Data extract:

####

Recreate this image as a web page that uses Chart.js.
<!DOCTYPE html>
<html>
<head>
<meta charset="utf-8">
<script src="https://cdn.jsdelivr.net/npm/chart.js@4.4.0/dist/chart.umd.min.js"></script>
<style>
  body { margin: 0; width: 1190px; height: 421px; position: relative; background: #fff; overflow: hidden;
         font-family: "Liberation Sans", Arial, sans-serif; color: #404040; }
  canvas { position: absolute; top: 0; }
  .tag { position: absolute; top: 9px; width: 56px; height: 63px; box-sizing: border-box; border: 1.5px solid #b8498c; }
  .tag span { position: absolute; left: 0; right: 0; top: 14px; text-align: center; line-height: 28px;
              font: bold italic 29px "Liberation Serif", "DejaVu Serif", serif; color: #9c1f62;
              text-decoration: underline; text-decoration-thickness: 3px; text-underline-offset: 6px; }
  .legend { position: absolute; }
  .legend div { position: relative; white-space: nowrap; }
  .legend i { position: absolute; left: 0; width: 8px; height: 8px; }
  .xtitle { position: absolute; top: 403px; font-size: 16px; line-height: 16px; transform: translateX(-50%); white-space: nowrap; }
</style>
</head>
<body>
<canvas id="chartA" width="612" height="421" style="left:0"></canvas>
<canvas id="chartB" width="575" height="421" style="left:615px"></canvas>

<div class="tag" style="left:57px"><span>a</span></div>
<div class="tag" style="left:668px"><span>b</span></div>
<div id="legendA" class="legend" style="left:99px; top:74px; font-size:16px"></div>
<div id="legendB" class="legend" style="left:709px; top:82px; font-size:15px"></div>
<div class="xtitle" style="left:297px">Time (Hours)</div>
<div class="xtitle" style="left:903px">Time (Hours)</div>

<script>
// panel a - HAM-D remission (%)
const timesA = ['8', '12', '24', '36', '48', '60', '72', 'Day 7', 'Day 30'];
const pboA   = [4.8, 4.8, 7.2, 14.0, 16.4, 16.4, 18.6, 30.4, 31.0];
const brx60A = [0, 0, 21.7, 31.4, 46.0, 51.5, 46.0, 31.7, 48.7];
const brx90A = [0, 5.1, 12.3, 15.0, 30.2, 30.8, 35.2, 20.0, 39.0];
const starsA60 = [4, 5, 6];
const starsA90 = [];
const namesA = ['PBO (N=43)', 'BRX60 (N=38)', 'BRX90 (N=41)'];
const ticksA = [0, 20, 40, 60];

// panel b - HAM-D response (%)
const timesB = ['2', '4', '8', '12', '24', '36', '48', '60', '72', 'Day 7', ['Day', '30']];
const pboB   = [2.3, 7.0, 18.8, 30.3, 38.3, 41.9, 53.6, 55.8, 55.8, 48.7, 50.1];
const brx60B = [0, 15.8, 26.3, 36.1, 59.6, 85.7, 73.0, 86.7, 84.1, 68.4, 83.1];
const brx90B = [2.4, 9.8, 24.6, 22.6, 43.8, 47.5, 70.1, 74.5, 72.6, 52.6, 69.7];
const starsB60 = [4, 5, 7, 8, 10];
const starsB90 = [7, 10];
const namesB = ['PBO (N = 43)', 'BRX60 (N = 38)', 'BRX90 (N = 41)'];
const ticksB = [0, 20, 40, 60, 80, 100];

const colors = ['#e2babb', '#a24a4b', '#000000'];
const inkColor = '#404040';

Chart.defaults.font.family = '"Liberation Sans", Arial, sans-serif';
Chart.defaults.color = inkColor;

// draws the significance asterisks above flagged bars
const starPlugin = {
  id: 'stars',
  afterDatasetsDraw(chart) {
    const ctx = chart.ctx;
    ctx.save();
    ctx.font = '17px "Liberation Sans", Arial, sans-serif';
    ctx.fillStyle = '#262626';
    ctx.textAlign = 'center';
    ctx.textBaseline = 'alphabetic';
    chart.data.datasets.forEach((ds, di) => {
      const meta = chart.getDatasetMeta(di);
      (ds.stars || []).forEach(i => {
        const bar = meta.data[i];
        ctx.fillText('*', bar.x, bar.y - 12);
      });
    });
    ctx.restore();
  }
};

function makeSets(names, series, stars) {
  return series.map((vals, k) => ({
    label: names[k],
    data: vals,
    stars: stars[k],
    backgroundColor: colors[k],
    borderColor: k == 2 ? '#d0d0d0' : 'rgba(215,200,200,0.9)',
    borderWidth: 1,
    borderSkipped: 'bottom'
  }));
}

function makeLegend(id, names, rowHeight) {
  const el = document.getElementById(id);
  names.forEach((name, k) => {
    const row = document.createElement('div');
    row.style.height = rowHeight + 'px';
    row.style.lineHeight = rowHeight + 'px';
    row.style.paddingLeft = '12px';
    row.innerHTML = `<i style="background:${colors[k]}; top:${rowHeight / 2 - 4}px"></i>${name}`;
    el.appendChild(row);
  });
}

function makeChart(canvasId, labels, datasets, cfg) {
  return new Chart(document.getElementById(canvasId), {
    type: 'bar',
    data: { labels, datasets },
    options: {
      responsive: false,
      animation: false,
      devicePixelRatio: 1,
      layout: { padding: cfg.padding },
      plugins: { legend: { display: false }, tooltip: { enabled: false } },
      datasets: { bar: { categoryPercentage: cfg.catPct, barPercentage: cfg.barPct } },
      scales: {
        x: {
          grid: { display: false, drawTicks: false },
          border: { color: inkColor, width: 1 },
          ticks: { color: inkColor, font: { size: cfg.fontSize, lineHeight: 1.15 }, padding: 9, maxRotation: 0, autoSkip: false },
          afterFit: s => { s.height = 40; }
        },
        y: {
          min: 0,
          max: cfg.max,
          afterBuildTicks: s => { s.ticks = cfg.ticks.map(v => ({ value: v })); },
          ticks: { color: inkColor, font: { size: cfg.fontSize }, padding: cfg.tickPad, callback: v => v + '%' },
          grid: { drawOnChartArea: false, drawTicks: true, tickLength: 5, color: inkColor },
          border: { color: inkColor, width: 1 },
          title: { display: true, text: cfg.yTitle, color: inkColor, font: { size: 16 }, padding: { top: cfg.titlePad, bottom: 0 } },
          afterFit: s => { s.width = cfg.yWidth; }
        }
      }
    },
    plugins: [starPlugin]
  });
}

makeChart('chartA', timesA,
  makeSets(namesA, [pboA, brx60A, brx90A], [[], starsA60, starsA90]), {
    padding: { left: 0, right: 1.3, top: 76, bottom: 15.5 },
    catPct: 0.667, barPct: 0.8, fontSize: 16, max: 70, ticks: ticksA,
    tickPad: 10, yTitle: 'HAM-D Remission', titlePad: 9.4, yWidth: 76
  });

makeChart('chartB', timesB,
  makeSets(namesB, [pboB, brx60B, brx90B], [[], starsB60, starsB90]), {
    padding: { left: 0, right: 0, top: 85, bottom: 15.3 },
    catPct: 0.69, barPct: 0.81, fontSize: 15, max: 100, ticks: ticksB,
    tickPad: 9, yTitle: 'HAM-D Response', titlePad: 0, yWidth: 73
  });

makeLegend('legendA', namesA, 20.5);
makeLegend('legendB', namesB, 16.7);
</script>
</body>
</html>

####

Exercise description: Each line above is to be repeated exactly.

Exercise output:
Recreate this image as a web page that uses Chart.js.
<!DOCTYPE html>
<html>
<head>
<meta charset="utf-8">
<script src="https://cdn.jsdelivr.net/npm/chart.js@4.4.0/dist/chart.umd.min.js"></script>
<style>
  body { margin: 0; width: 1190px; height: 421px; position: relative; background: #fff; overflow: hidden;
         font-family: "Liberation Sans", Arial, sans-serif; color: #404040; }
  canvas { position: absolute; top: 0; }
  .tag { position: absolute; top: 9px; width: 56px; height: 63px; box-sizing: border-box; border: 1.5px solid #b8498c; }
  .tag span { position: absolute; left: 0; right: 0; top: 14px; text-align: center; line-height: 28px;
              font: bold italic 29px "Liberation Serif", "DejaVu Serif", serif; color: #9c1f62;
              text-decoration: underline; text-decoration-thickness: 3px; text-underline-offset: 6px; }
  .legend { position: absolute; }
  .legend div { position: relative; white-space: nowrap; }
  .legend i { position: absolute; left: 0; width: 8px; height: 8px; }
  .xtitle { position: absolute; top: 403px; font-size: 16px; line-height: 16px; transform: translateX(-50%); white-space: nowrap; }
</style>
</head>
<body>
<canvas id="chartA" width="612" height="421" style="left:0"></canvas>
<canvas id="chartB" width="575" height="421" style="left:615px"></canvas>

<div class="tag" style="left:57px"><span>a</span></div>
<div class="tag" style="left:668px"><span>b</span></div>
<div id="legendA" class="legend" style="left:99px; top:74px; font-size:16px"></div>
<div id="legendB" class="legend" style="left:709px; top:82px; font-size:15px"></div>
<div class="xtitle" style="left:297px">Time (Hours)</div>
<div class="xtitle" style="left:903px">Time (Hours)</div>

<script>
// panel a - HAM-D remission (%)
const timesA = ['8', '12', '24', '36', '48', '60', '72', 'Day 7', 'Day 30'];
const pboA   = [4.8, 4.8, 7.2, 14.0, 16.4, 16.4, 18.6, 30.4, 31.0];
const brx60A = [0, 0, 21.7, 31.4, 46.0, 51.5, 46.0, 31.7, 48.7];
const brx90A = [0, 5.1, 12.3, 15.0, 30.2, 30.8, 35.2, 20.0, 39.0];
const starsA60 = [4, 5, 6];
const starsA90 = [];
const namesA = ['PBO (N=43)', 'BRX60 (N=38)', 'BRX90 (N=41)'];
const ticksA = [0, 20, 40, 60];

// panel b - HAM-D response (%)
const timesB = ['2', '4', '8', '12', '24', '36', '48', '60', '72', 'Day 7', ['Day', '30']];
const pboB   = [2.3, 7.0, 18.8, 30.3, 38.3, 41.9, 53.6, 55.8, 55.8, 48.7, 50.1];
const brx60B = [0, 15.8, 26.3, 36.1, 59.6, 85.7, 73.0, 86.7, 84.1, 68.4, 83.1];
const brx90B = [2.4, 9.8, 24.6, 22.6, 43.8, 47.5, 70.1, 74.5, 72.6, 52.6, 69.7];
const starsB60 = [4, 5, 7, 8, 10];
const starsB90 = [7, 10];
const namesB = ['PBO (N = 43)', 'BRX60 (N = 38)', 'BRX90 (N = 41)'];
const ticksB = [0, 20, 40, 60, 80, 100];

const colors = ['#e2babb', '#a24a4b', '#000000'];
const inkColor = '#404040';

Chart.defaults.font.family = '"Liberation Sans", Arial, sans-serif';
Chart.defaults.color = inkColor;

// draws the significance asterisks above flagged bars
const starPlugin = {
  id: 'stars',
  afterDatasetsDraw(chart) {
    const ctx = chart.ctx;
    ctx.save();
    ctx.font = '17px "Liberation Sans", Arial, sans-serif';
    ctx.fillStyle = '#262626';
    ctx.textAlign = 'center';
    ctx.textBaseline = 'alphabetic';
    chart.data.datasets.forEach((ds, di) => {
      const meta = chart.getDatasetMeta(di);
      (ds.stars || []).forEach(i => {
        const bar = meta.data[i];
        ctx.fillText('*', bar.x, bar.y - 12);
      });
    });
    ctx.restore();
  }
};

function makeSets(names, series, stars) {
  return series.map((vals, k) => ({
    label: names[k],
    data: vals,
    stars: stars[k],
    backgroundColor: colors[k],
    borderColor: k == 2 ? '#d0d0d0' : 'rgba(215,200,200,0.9)',
    borderWidth: 1,
    borderSkipped: 'bottom'
  }));
}

function makeLegend(id, names, rowHeight) {
  const el = document.getElementById(id);
  names.forEach((name, k) => {
    const row = document.createElement('div');
    row.style.height = rowHeight + 'px';
    row.style.lineHeight = rowHeight + 'px';
    row.style.paddingLeft = '12px';
    row.innerHTML = `<i style="background:${colors[k]}; top:${rowHeight / 2 - 4}px"></i>${name}`;
    el.appendChild(row);
  });
}

function makeChart(canvasId, labels, datasets, cfg) {
  return new Chart(document.getElementById(canvasId), {
    type: 'bar',
    data: { labels, datasets },
    options: {
      responsive: false,
      animation: false,
      devicePixelRatio: 1,
      layout: { padding: cfg.padding },
      plugins: { legend: { display: false }, tooltip: { enabled: false } },
      datasets: { bar: { categoryPercentage: cfg.catPct, barPercentage: cfg.barPct } },
      scales: {
        x: {
          grid: { display: false, drawTicks: false },
          border: { color: inkColor, width: 1 },
          ticks: { color: inkColor, font: { size: cfg.fontSize, lineHeight: 1.15 }, padding: 9, maxRotation: 0, autoSkip: false },
          afterFit: s => { s.height = 40; }
        },
        y: {
          min: 0,
          max: cfg.max,
          afterBuildTicks: s => { s.ticks = cfg.ticks.map(v => ({ value: v })); },
          ticks: { color: inkColor, font: { size: cfg.fontSize }, padding: cfg.tickPad, callback: v => v + '%' },
          grid: { drawOnChartArea: false, drawTicks: true, tickLength: 5, color: inkColor },
          border: { color: inkColor, width: 1 },
          title: { display: true, text: cfg.yTitle, color: inkColor, font: { size: 16 }, padding: { top: cfg.titlePad, bottom: 0 } },
          afterFit: s => { s.width = cfg.yWidth; }
        }
      }
    },
    plugins: [starPlugin]
  });
}

makeChart('chartA', timesA,
  makeSets(namesA, [pboA, brx60A, brx90A], [[], starsA60, starsA90]), {
    padding: { left: 0, right: 1.3, top: 76, bottom: 15.5 },
    catPct: 0.667, barPct: 0.8, fontSize: 16, max: 70, ticks: ticksA,
    tickPad: 10, yTitle: 'HAM-D Remission', titlePad: 9.4, yWidth: 76
  });

makeChart('chartB', timesB,
  makeSets(namesB, [pboB, brx60B, brx90B], [[], starsB60, starsB90]), {
    padding: { left: 0, right: 0, top: 85, bottom: 15.3 },
    catPct: 0.69, barPct: 0.81, fontSize: 15, max: 100, ticks: ticksB,
    tickPad: 9, yTitle: 'HAM-D Response', titlePad: 0, yWidth: 73
  });

makeLegend('legendA', namesA, 20.5);
makeLegend('legendB', namesB, 16.7);
</script>
</body>
</html>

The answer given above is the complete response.